Aslında Avrupa'nın Türkiye'yi bünyesine katmak istemediği sır değil. Cumhurbaşkanı Erdoğan da bunu bilmiyor olamaz. Ancak her iki taraf da birbirlerinden öyle kolay vazgeçmek de istemiyorlar. Ancak Türkiye yarım asırdan fazla bir süreden beri kapıda beklemenin artık tahammül edilmez olduğunu ifade etmek istiyor. Doğrusu Türkiye'ye yapılan bir haksızlık net olarak ortada. Demokrasileri ve ekonomileri Türkiye'nin ki kadar gelişmiş olmayan Bulgaristan ve Macaristan gibi ülkelerin hiç bekletilmeden ve ev ödevi istenmeden birliğe alındıkları bir gerçek.
Şimdi Türkiye ne yapmak istiyor veya ne yapmalı sorusuna cevap bulmak gerekir.

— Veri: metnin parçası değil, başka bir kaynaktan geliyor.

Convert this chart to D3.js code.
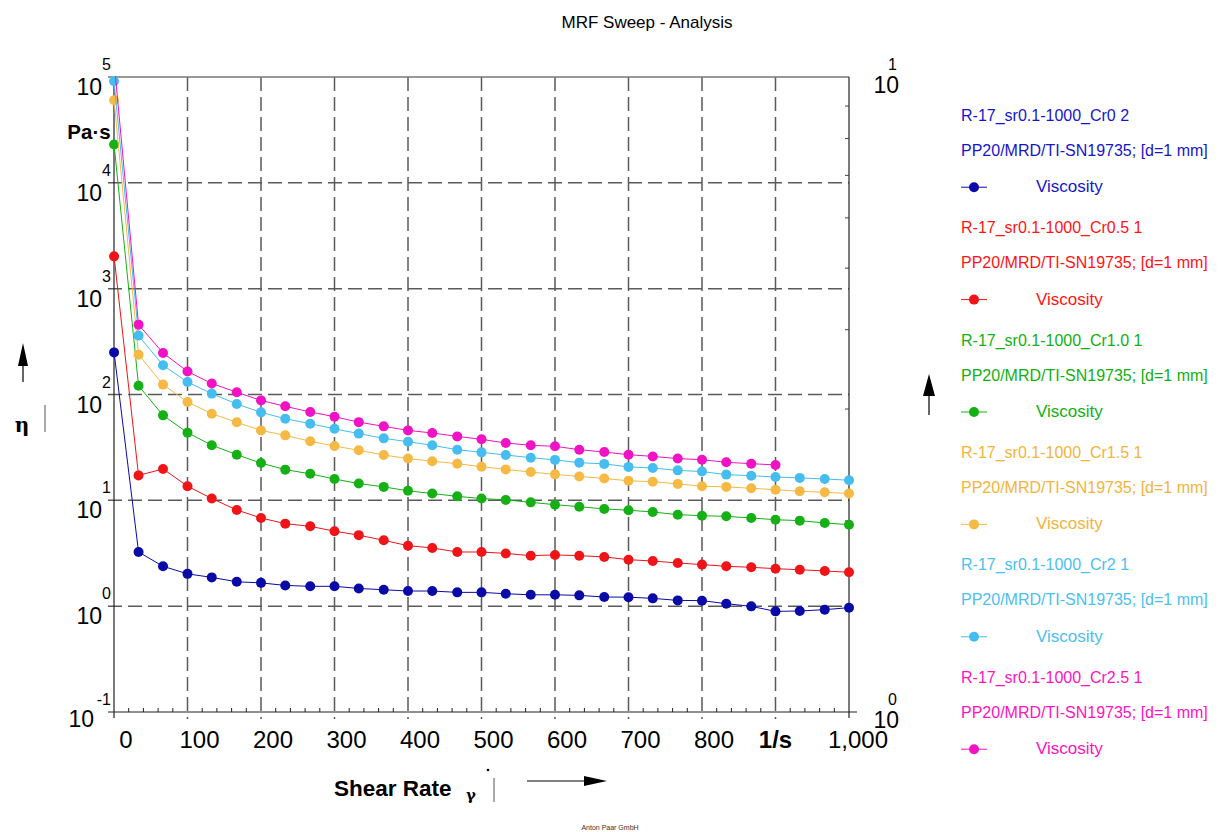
<!DOCTYPE html>
<html>
<head>
<meta charset="utf-8">
<script src="https://cdn.jsdelivr.net/npm/d3@7"></script>
<style>
    body { margin: 0; background: #fff; }
    svg { font-family: Arial, "Liberation Sans", sans-serif; }
</style>
</head>
<body>
<div class="chart"></div>
<script>
// shear rate sweep, 0.1 .. 1000 1/s
var shearRate = [0.1, 33.4, 66.7, 100, 133, 167, 200, 233, 267, 300, 333, 367, 400, 433, 467, 500,
    533, 567, 600, 633, 667, 700, 733, 767, 800, 833, 867, 900, 933, 967, 1000];

// viscosity in Pa·s
var viscCr0 = [250, 3.25, 2.38, 2.02, 1.87, 1.70, 1.66, 1.57, 1.54, 1.54, 1.47, 1.43, 1.39, 1.39, 1.35, 1.35,
    1.31, 1.28, 1.28, 1.265, 1.22, 1.216, 1.185, 1.134, 1.127, 1.056, 0.996, 0.893, 0.90, 0.927, 0.968];
var viscCr05 = [2020, 17.2, 19.8, 13.6, 10.4, 8.11, 6.81, 6.02, 5.68, 5.11, 4.69, 4.19, 3.73, 3.55, 3.25, 3.25,
    3.15, 3.0, 3.05, 3.0, 2.92, 2.75, 2.67, 2.56, 2.47, 2.38, 2.33, 2.26, 2.21, 2.15, 2.09];
var viscCr10 = [23000, 121, 63.5, 43.6, 33.2, 27.0, 22.5, 19.5, 17.8, 15.9, 14.4, 13.4, 12.3, 11.6, 10.9, 10.4,
    10.1, 9.57, 9.10, 8.71, 8.29, 8.07, 7.76, 7.32, 7.16, 7.06, 6.81, 6.56, 6.43, 6.11, 5.89];
var viscCr15 = [60200, 238, 124, 85.0, 65.9, 54.6, 45.8, 41.1, 36.1, 32.6, 29.7, 26.8, 24.8, 23.4, 22.2, 20.8,
    19.6, 18.5, 17.6, 16.8, 16.1, 15.3, 15.0, 14.3, 13.6, 13.4, 13.0, 12.6, 12.2, 11.9, 11.6];
var viscCr2 = [91000, 360, 189, 131, 102, 81.4, 67.8, 59.1, 53.0, 47.4, 42.7, 38.5, 35.8, 33.1, 30.1, 28.4,
    26.8, 25.3, 24.1, 22.7, 22.1, 20.7, 20.2, 19.2, 18.7, 17.5, 17.1, 16.6, 16.3, 15.9, 15.5];
var viscCr25 = [140000, 457, 247, 165, 127, 105, 88.0, 77.3, 68.4, 61.7, 54.8, 50.0, 45.8, 43.3, 40.2, 37.7,
    34.8, 33.1, 32.4, 30.1, 28.6, 27.0, 26.0, 24.8, 24.2, 22.9, 22.2, 21.6];

var seriesNames = ['R-17_sr0.1-1000_Cr0 2', 'R-17_sr0.1-1000_Cr0.5 1', 'R-17_sr0.1-1000_Cr1.0 1',
    'R-17_sr0.1-1000_Cr1.5 1', 'R-17_sr0.1-1000_Cr2 1', 'R-17_sr0.1-1000_Cr2.5 1'];
var seriesValues = [viscCr0, viscCr05, viscCr10, viscCr15, viscCr2, viscCr25];
var geometryLabel = 'PP20/MRD/TI-SN19735; [d=1 mm]';

var xTickValues = [0, 100, 200, 300, 400, 500, 600, 700, 800, 900, 1000];
var xTickLabels = ['0', '100', '200', '300', '400', '500', '600', '700', '800', '1/s', '1,000'];
var yTickExponents = [-1, 0, 1, 2, 3, 4, 5];
var y2TickExponents = [0, 1];

var config = {
    w: 1226,
    h: 832,
    left: 114,
    right: 849,
    top: 77,
    bottom: 712,
    markColors: ['#0a0aa6', '#ee1418', '#14b014', '#f6b944', '#46bdf0', '#f012c4'],
    textColors: ['#1616c8', '#ff1414', '#12b012', '#f4b43c', '#4cc0f0', '#ff12c2'],
    grid: '#5a5a5a'
};

var svg = d3.select('.chart')
    .append('svg')
    .attr('width', config.w)
    .attr('height', config.h);

var xScale = d3.scaleLinear()
    .domain([0, 1000])
    .range([config.left, config.right]);

var yScale = d3.scaleLog()
    .domain([0.1, 1e5])
    .range([config.bottom, config.top]);

var y2Scale = d3.scaleLog()
    .domain([1, 10])
    .range([config.bottom, config.top]);

// title
svg.append('text')
    .attr('x', 647)
    .attr('y', 28)
    .attr('text-anchor', 'middle')
    .attr('font-size', 17)
    .text('MRF Sweep - Analysis');

// grid
svg.append('g')
    .selectAll('line')
    .data(yTickExponents.filter(function (e) { return e > -1 && e < 5; }))
    .enter()
    .append('line')
    .attr('x1', config.left - 6)
    .attr('x2', config.right)
    .attr('y1', function (e) { return yScale(Math.pow(10, e)); })
    .attr('y2', function (e) { return yScale(Math.pow(10, e)); })
    .attr('stroke', config.grid)
    .attr('stroke-width', 1.5)
    .attr('stroke-dasharray', '14,6');

svg.append('g')
    .selectAll('line')
    .data(xTickValues.filter(function (v) { return v > 0 && v < 1000; }))
    .enter()
    .append('line')
    .attr('x1', function (v) { return xScale(v); })
    .attr('x2', function (v) { return xScale(v); })
    .attr('y1', config.top)
    .attr('y2', config.bottom + 7)
    .attr('stroke', config.grid)
    .attr('stroke-width', 1.5)
    .attr('stroke-dasharray', '14,6');

// frame
svg.append('line')
    .attr('x1', config.left - 6).attr('x2', config.right)
    .attr('y1', config.top).attr('y2', config.top)
    .attr('stroke', '#777').attr('stroke-width', 1.5);
svg.append('line')
    .attr('x1', config.left).attr('x2', config.left)
    .attr('y1', config.top).attr('y2', config.bottom + 6)
    .attr('stroke', '#222').attr('stroke-width', 1.2);
svg.append('line')
    .attr('x1', config.right).attr('x2', config.right)
    .attr('y1', config.top).attr('y2', config.bottom + 6)
    .attr('stroke', '#222').attr('stroke-width', 1.2);
svg.append('line')
    .attr('x1', config.left - 6).attr('x2', config.right + 8)
    .attr('y1', config.bottom).attr('y2', config.bottom)
    .attr('stroke', '#222').attr('stroke-width', 1.2);

// x minor ticks
var xMinor = d3.range(20, 1000, 20).filter(function (v) { return v % 100 !== 0; });
svg.append('g')
    .selectAll('line')
    .data(xMinor)
    .enter()
    .append('line')
    .attr('x1', function (v) { return xScale(v); })
    .attr('x2', function (v) { return xScale(v); })
    .attr('y1', config.bottom)
    .attr('y2', config.bottom - 4)
    .attr('stroke', '#222');

// right axis minor ticks 2..9
svg.append('g')
    .selectAll('line')
    .data(d3.range(2, 10))
    .enter()
    .append('line')
    .attr('x1', config.right - 4)
    .attr('x2', config.right)
    .attr('y1', function (v) { return y2Scale(v); })
    .attr('y2', function (v) { return y2Scale(v); })
    .attr('stroke', '#444');

// x tick labels
svg.append('g')
    .selectAll('text')
    .data(xTickValues)
    .enter()
    .append('text')
    .attr('x', function (v, i) {
        if (i === 9) return xScale(v);
        if (i === 10) return xScale(v) + 9;
        return xScale(v) + 12;
    })
    .attr('y', 748)
    .attr('text-anchor', 'middle')
    .attr('font-size', 24)
    .attr('font-weight', function (v, i) { return i === 9 ? 'bold' : 'normal'; })
    .text(function (v, i) { return xTickLabels[i]; });

// left y labels 10^n
var yLabels = svg.append('g')
    .selectAll('g')
    .data(yTickExponents)
    .enter()
    .append('g');
yLabels.append('text')
    .attr('x', 111)
    .attr('y', function (e) { return yScale(Math.pow(10, e)) - 7; })
    .attr('text-anchor', 'end')
    .attr('font-size', 16)
    .text(function (e) { return e; });
yLabels.append('text')
    .attr('x', function (e) { return e < 0 ? 94 : 102; })
    .attr('y', function (e) { return yScale(Math.pow(10, e)) + (e < 0 ? 15 : 18); })
    .attr('text-anchor', 'end')
    .attr('font-size', 23)
    .text('10');

// right y labels
var y2Labels = svg.append('g')
    .selectAll('g')
    .data(y2TickExponents)
    .enter()
    .append('g');
y2Labels.append('text')
    .attr('x', 897)
    .attr('y', function (e) { return y2Scale(Math.pow(10, e)) - 7; })
    .attr('text-anchor', 'end')
    .attr('font-size', 16)
    .text(function (e) { return e; });
y2Labels.append('text')
    .attr('x', 899)
    .attr('y', function (e) { return y2Scale(Math.pow(10, e)) + 16; })
    .attr('text-anchor', 'end')
    .attr('font-size', 23)
    .text('10');

// unit labels
svg.append('text')
    .attr('x', 89).attr('y', 139)
    .attr('text-anchor', 'middle')
    .attr('font-size', 20.5)
    .attr('font-weight', 'bold')
    .text('Pa·s');

svg.append('text')
    .attr('x', 22).attr('y', 432)
    .attr('text-anchor', 'middle')
    .attr('font-family', '"DejaVu Serif", "Liberation Serif", serif')
    .attr('font-size', 20)
    .attr('font-weight', 'bold')
    .text('η');
svg.append('line')
    .attr('x1', 45).attr('x2', 45).attr('y1', 405).attr('y2', 432)
    .attr('stroke', '#555');
svg.append('line')
    .attr('x1', 23).attr('x2', 23).attr('y1', 360).attr('y2', 382)
    .attr('stroke', '#000').attr('stroke-width', 1.2);
svg.append('path')
    .attr('d', 'M23,343 L18,366 L28,366 Z')
    .attr('fill', '#000');

svg.append('line')
    .attr('x1', 929).attr('x2', 929).attr('y1', 392).attr('y2', 415)
    .attr('stroke', '#000').attr('stroke-width', 1.2);
svg.append('path')
    .attr('d', 'M929,374 L923,396 L935,396 Z')
    .attr('fill', '#000');

svg.append('text')
    .attr('x', 334).attr('y', 796)
    .attr('font-size', 22.5)
    .attr('font-weight', 'bold')
    .text('Shear Rate');
svg.append('text')
    .attr('x', 471).attr('y', 800)
    .attr('text-anchor', 'middle')
    .attr('font-family', '"DejaVu Serif", "Liberation Serif", serif')
    .attr('font-size', 15)
    .attr('font-weight', 'bold')
    .text('γ');
svg.append('circle')
    .attr('cx', 488).attr('cy', 770).attr('r', 1.3)
    .attr('fill', '#000');
svg.append('line')
    .attr('x1', 494).attr('x2', 494).attr('y1', 778).attr('y2', 802)
    .attr('stroke', '#555');
svg.append('line')
    .attr('x1', 527).attr('x2', 588).attr('y1', 781).attr('y2', 781)
    .attr('stroke', '#000').attr('stroke-width', 1.2);
svg.append('path')
    .attr('d', 'M607,781 L584,776 L584,786 Z')
    .attr('fill', '#000');

svg.append('text')
    .attr('x', 610).attr('y', 830)
    .attr('text-anchor', 'middle')
    .attr('font-size', 7)
    .attr('fill', '#333')
    .text('Anton Paar GmbH');

// data
svg.append('clipPath')
    .attr('id', 'plotclip')
    .append('rect')
    .attr('x', config.left - 10)
    .attr('y', config.top - 1)
    .attr('width', config.right - config.left + 20)
    .attr('height', config.bottom - config.top + 2);

var line = d3.line()
    .x(function (d) { return xScale(d.x); })
    .y(function (d) { return yScale(d.y); });

var plot = svg.append('g').attr('clip-path', 'url(#plotclip)');

seriesValues.forEach(function (values, i) {
    var pts = values.map(function (v, j) { return { x: shearRate[j], y: v }; });
    var g = plot.append('g');
    g.append('path')
        .datum(pts)
        .attr('d', line)
        .attr('fill', 'none')
        .attr('stroke', config.markColors[i])
        .attr('stroke-width', 1);
    g.selectAll('circle')
        .data(pts)
        .enter()
        .append('circle')
        .attr('cx', function (d) { return xScale(d.x); })
        .attr('cy', function (d) { return yScale(d.y); })
        .attr('r', 5)
        .attr('fill', config.markColors[i]);
});

// legend
var legend = svg.append('g')
    .selectAll('g')
    .data(seriesNames)
    .enter()
    .append('g')
    .attr('transform', function (d, i) { return 'translate(961,' + (120.7 + i * 112.4) + ')'; });

legend.append('text')
    .attr('font-size', 16)
    .attr('fill', function (d, i) { return config.textColors[i]; })
    .text(function (d) { return d; });
legend.append('text')
    .attr('y', 35)
    .attr('font-size', 16)
    .attr('fill', function (d, i) { return config.textColors[i]; })
    .text(geometryLabel);
legend.append('line')
    .attr('x1', 0).attr('x2', 26)
    .attr('y1', 66.5).attr('y2', 66.5)
    .attr('stroke', function (d, i) { return config.markColors[i]; });
legend.append('circle')
    .attr('cx', 13).attr('cy', 66.5).attr('r', 5)
    .attr('fill', function (d, i) { return config.markColors[i]; });
legend.append('text')
    .attr('x', 75)
    .attr('y', 71.5)
    .attr('font-size', 17)
    .attr('fill', function (d, i) { return config.textColors[i]; })
    .text('Viscosity');
</script>
</body>
</html>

Aslında Türkiye'nin başka seçenekleri yok değil. Cumhurbaşkanı Erdoğan'ın Şangay Beşlisine katılma yönündeki beyanları yeni bir arayışın net bir ifadesi oldu. Ancak Rusya'nın patronu olduğu Şangay beşlisinin Türkiye için getirisi ve götürüsünün iyi hesap edilmesi gerekir. Şangay'a üyelik gerçekleşse bile orada da ciddi bazı sorunların yaşanacağı kesin. Bu grubun patronu Rusya ve Çin ile sorun olabilecek konular yok değil. Bilindiği üzere bu her iki ülke bölgemizde etkin rol almak ve nüfuzlarını artırmak peşindedirler. Rusya ve Çin'deki Müslüman Türk azınlıkların hakları konusu da önemli bir sorundur. Türkiye bu toplulukların sorunlarına kayıtsız kalamaz, kalmamalıdır.
Evet, Türkiye artık ne batıya ne de başka bir süper güce dayanmamalı. Kendi coğrafyasında bir İslam Birliği oluşturmanın hazırlıklarına başlaması en gerçekçi yoldur. Dünyanın süper güçleri arasında dengeleri gözeten bir politika uygulansın ama bu hengâmede aceleyle yön değiştirmenin makul olmadığını da ifade etmek gerekir. Irak ve Suriye'deki vahim durum bir yana, Türkiye'nin içerde çok ciddi sorunları mevcut ve bunlar acil çözüm bekliyor. İçeride ve dışarıda açılan birçok cephenin hepsine birden karşı durmak kolay değildir. Evet, Türkiye güçlü bir devlet, ama bu kadar cephenin hepsinde savaşı sürdürebilecek süper bir güç de değildir.